When 19th century explorers and 20th century archaeologists rediscovered the ancient Indus Valley civilization, the history of the Indian sub-continent had to be rewritten.* Many questions remain unanswered.
The Indus Valley civilization is an ancient one, on the same order as Mesopotamia, Egypt, or China. All these areas relied on important rivers: Egypt relying on the annually flooding Nile, China on the Yellow River, the ancient Indus Valley civilization (aka Harappan, Indus-Sarasvati, or Sarasvati) on the Sarasvati and Indus rivers, and Mesopotamia outlined by the Tigris and Euphrates rivers.
Like the people of Mesopotamia, Egypt, and China, the people of the Indus civilization were culturally rich and share a claim to the earliest writing. However, there is a problem with the Indus Valley that doesn't exist in such pronounced form elsewhere.
Evidence is missing elsewhere, through the accidental depredations of time and catastrophes or deliberate suppression by human authorities, but to my knowledge, the Indus Valley is unique among major ancient civilizations in having a major river disappear. In place of the Sarasvati is the much smaller Ghaggar stream that ends in the Thar desert. The great Sarasvati once flowed into the Arabian Sea, until it dried up in about 1900 B.C. when the Yamuna changed course and instead flowed into the Ganges. This may correspond with the late period of the Indus Valley civilizations.

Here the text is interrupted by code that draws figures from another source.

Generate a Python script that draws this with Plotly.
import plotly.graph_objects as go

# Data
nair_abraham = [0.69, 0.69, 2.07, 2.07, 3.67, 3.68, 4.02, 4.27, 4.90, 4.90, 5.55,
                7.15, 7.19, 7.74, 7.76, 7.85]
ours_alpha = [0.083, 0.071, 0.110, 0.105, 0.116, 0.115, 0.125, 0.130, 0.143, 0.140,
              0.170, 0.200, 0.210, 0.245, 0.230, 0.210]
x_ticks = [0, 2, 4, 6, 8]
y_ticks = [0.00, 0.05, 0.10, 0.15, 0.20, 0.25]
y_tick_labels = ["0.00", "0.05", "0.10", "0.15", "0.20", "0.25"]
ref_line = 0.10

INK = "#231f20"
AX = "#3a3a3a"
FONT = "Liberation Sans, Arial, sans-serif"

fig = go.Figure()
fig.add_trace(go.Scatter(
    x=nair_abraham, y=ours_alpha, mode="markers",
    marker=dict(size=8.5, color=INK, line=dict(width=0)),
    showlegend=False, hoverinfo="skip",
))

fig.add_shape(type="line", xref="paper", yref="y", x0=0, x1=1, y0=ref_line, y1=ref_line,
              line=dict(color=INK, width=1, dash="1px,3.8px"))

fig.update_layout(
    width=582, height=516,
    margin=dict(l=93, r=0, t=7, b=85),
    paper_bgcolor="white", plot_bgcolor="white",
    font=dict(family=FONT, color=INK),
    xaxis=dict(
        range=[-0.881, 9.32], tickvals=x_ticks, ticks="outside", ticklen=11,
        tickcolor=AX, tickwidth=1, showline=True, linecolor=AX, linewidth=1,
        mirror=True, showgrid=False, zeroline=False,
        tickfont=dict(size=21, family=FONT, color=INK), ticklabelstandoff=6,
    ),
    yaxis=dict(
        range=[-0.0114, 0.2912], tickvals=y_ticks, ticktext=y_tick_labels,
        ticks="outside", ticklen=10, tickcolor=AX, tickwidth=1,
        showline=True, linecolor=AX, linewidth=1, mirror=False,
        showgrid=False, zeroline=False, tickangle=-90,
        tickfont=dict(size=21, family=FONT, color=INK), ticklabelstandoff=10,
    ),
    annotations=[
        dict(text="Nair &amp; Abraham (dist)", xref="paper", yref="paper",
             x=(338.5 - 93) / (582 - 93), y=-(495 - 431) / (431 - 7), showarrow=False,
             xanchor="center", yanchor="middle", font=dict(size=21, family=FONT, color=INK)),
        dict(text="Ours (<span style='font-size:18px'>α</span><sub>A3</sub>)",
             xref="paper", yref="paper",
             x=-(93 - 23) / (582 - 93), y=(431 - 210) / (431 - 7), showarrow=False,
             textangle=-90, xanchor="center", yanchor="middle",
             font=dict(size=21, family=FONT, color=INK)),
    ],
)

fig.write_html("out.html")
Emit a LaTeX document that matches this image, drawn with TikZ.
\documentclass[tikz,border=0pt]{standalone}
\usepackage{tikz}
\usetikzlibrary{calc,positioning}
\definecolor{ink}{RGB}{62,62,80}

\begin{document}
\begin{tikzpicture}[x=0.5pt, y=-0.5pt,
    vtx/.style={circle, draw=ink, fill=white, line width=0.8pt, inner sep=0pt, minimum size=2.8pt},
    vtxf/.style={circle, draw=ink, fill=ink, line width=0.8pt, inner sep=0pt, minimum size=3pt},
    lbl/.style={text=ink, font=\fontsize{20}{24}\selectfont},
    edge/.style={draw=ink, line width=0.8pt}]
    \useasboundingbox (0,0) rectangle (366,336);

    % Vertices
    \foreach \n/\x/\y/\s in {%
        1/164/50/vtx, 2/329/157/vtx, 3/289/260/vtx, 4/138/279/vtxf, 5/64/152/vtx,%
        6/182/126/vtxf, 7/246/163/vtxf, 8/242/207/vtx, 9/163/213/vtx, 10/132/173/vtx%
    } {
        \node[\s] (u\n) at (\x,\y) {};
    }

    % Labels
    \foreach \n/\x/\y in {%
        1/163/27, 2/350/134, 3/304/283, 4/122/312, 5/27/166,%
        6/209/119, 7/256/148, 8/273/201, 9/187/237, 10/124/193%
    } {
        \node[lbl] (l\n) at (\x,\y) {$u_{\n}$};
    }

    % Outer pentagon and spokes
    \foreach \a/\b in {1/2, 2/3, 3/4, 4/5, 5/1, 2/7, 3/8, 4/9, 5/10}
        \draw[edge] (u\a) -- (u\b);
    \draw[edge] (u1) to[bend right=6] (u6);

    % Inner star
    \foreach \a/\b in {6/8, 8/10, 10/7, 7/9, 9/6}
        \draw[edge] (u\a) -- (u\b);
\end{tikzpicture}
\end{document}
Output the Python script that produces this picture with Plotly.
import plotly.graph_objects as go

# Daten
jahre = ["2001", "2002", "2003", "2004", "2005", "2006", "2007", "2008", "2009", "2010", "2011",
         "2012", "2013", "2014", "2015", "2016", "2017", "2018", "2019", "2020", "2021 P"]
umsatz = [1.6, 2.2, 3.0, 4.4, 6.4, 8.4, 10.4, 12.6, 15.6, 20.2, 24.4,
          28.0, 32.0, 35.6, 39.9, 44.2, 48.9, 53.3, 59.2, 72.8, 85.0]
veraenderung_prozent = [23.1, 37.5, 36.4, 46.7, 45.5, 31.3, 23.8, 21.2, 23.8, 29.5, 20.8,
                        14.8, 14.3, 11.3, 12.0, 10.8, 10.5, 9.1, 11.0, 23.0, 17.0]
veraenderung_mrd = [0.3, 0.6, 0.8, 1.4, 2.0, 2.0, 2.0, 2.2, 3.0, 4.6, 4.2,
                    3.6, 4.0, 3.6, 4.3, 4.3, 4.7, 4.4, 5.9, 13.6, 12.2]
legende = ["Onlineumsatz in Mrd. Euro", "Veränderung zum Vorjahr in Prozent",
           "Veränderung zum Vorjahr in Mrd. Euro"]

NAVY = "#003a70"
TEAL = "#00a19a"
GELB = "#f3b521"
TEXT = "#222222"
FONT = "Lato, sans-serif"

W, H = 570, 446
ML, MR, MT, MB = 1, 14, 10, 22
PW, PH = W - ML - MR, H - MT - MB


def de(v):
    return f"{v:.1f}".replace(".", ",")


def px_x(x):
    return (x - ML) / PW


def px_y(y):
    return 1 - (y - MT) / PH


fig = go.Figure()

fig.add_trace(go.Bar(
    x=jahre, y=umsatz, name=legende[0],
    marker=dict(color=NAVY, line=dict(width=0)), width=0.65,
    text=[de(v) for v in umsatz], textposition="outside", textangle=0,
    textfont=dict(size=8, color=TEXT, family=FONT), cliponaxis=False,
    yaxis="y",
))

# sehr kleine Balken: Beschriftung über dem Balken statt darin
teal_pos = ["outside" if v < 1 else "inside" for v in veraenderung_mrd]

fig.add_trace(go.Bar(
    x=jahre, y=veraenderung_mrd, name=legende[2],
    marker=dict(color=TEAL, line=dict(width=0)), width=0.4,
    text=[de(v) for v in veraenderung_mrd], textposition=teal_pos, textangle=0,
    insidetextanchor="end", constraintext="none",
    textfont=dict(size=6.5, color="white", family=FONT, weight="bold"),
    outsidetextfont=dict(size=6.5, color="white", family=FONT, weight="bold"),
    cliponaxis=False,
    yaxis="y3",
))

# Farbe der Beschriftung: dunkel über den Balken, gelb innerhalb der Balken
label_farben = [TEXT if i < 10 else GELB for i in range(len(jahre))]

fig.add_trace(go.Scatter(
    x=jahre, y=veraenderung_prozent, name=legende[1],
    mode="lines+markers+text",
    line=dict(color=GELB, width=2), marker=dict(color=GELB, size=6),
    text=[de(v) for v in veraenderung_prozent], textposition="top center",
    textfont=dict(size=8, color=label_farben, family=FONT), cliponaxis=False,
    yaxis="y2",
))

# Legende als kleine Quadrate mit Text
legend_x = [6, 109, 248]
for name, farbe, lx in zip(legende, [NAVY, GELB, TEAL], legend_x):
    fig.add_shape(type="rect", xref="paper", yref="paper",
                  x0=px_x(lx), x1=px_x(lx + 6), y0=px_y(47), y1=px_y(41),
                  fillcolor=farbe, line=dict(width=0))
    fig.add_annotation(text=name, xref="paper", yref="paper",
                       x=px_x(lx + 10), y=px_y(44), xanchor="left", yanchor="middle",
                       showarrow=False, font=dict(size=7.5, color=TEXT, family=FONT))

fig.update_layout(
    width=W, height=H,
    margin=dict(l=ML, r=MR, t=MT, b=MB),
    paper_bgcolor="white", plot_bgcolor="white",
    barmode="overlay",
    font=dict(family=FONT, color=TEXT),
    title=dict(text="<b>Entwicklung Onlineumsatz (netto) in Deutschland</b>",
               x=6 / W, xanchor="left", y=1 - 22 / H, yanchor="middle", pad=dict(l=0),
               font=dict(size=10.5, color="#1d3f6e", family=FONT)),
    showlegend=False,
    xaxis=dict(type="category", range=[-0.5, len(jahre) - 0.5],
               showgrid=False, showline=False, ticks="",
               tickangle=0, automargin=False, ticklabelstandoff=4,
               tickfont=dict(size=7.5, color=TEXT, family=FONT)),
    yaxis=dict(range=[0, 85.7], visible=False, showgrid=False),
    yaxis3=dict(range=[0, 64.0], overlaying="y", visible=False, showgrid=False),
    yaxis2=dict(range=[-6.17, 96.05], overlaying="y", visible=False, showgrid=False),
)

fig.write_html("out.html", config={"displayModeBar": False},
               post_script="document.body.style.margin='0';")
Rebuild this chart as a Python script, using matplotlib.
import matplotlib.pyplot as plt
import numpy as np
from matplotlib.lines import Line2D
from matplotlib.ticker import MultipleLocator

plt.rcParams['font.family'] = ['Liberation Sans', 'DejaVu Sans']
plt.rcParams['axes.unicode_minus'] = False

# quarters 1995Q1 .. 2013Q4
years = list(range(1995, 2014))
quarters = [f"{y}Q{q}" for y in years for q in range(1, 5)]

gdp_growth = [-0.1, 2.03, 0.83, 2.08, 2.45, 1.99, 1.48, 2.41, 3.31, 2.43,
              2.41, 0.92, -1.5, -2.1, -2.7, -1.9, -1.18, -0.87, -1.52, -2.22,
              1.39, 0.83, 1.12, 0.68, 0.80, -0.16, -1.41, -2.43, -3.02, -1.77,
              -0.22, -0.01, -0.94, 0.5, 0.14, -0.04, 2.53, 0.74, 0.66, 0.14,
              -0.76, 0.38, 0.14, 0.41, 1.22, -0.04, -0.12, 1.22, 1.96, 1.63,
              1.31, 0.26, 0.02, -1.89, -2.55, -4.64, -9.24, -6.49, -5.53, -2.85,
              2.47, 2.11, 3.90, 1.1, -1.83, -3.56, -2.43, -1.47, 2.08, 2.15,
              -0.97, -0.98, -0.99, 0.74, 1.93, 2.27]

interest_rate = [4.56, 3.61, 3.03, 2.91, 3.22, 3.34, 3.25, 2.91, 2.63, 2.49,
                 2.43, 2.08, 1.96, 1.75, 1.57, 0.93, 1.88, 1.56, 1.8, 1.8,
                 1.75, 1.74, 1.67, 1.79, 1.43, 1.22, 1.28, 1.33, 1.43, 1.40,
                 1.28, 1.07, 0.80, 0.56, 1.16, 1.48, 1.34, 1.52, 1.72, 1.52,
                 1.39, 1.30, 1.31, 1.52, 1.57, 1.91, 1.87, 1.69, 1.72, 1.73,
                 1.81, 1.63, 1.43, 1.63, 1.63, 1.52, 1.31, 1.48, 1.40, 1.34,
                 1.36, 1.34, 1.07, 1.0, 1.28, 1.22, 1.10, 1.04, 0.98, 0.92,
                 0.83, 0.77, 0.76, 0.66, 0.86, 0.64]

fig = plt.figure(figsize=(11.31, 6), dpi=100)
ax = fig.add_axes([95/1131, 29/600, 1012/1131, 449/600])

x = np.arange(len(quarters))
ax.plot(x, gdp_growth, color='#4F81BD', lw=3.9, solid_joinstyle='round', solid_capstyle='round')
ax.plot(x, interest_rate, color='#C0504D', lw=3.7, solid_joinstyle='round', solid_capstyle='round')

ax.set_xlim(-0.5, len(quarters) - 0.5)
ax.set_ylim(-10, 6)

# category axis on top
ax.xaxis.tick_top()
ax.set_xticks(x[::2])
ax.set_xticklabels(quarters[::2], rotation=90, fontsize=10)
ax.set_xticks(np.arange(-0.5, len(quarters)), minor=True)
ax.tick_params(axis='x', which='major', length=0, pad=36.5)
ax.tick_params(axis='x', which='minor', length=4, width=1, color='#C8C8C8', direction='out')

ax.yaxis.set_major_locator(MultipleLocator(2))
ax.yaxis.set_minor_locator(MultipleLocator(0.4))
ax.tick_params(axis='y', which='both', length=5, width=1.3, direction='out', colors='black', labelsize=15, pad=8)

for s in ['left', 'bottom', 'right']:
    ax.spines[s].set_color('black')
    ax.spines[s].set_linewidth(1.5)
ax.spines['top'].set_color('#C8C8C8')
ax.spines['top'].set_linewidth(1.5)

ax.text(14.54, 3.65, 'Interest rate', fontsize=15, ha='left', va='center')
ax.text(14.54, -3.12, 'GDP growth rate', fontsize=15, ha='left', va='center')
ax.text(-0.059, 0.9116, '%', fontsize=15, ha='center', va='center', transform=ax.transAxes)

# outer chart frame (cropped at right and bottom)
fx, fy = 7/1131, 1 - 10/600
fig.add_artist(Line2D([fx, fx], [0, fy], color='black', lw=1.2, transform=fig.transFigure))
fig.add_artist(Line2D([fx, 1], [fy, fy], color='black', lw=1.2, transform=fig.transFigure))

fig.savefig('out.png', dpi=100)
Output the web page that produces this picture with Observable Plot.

* Mohenjo-Daro - From Archaeology at About.com
The mid-second millennium is when the Aryans (Indo-Iranians) may have invaded and possibly conquered the Harappans, according to a very controversial theory. Before then, the great Bronze Age Indus Valley civilization flourished in an area greater than one million square km. It covered "parts of Punjab, Haryana, Sindh, Baluchistan, Gujarat and fringes of Uttar Pradesh"+. On the basis of artifacts of trade, it appears to have flourished at the same time as the Akkadian civilization in Mesopotamia....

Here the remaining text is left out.